Do this: Copy the lines of the data below exactly, starting at the first and stopping after the line that contains "6150, 9518, 7609];"; include no pictures.

Recorded information:
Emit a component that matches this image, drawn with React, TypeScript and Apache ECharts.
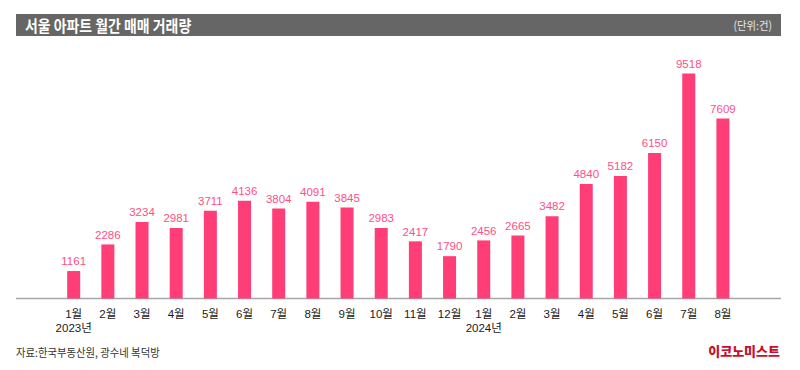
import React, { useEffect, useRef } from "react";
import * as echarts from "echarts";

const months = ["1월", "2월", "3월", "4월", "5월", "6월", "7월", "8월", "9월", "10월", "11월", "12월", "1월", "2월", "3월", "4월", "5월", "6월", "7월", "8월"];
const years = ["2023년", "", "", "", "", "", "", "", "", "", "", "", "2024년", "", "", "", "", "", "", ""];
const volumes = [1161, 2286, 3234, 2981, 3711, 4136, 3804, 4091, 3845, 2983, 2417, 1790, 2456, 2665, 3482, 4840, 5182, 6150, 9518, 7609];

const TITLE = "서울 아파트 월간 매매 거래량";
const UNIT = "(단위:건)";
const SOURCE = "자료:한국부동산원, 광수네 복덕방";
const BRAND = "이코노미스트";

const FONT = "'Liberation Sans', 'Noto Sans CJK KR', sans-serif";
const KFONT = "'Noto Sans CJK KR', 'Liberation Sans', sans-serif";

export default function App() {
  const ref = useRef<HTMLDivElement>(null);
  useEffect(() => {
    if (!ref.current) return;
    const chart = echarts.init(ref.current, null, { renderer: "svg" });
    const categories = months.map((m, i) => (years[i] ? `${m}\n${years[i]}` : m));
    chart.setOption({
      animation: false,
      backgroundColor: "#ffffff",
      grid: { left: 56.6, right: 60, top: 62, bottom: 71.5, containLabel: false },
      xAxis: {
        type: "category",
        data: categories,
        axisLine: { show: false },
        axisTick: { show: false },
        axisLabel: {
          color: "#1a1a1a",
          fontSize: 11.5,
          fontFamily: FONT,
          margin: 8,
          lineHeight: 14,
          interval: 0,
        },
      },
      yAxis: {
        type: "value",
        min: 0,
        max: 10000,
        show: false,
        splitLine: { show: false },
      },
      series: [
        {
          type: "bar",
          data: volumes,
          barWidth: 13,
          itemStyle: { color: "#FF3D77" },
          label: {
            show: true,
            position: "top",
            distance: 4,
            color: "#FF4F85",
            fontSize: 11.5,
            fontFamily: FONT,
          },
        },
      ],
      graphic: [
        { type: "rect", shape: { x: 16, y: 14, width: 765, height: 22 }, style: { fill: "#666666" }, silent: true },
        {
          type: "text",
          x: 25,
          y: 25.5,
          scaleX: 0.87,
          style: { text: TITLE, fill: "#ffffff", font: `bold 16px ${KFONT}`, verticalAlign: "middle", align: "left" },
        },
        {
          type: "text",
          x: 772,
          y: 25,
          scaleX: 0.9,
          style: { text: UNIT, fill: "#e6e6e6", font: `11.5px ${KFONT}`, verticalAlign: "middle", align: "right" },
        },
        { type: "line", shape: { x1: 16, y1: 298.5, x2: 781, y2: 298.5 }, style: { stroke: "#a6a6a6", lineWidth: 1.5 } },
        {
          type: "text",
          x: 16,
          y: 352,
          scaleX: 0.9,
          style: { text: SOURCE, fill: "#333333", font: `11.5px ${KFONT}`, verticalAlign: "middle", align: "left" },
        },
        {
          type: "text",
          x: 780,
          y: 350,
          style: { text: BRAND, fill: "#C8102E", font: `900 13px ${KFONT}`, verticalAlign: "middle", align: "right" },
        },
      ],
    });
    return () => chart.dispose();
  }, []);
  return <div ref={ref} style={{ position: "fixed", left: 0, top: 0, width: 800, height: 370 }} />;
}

Answer for the task:
Emit a component that matches this image, drawn with React, TypeScript and Apache ECharts.
import React, { useEffect, useRef } from "react";
import * as echarts from "echarts";

const months = ["1월", "2월", "3월", "4월", "5월", "6월", "7월", "8월", "9월", "10월", "11월", "12월", "1월", "2월", "3월", "4월", "5월", "6월", "7월", "8월"];
const years = ["2023년", "", "", "", "", "", "", "", "", "", "", "", "2024년", "", "", "", "", "", "", ""];
const volumes = [1161, 2286, 3234, 2981, 3711, 4136, 3804, 4091, 3845, 2983, 2417, 1790, 2456, 2665, 3482, 4840, 5182, 6150, 9518, 7609];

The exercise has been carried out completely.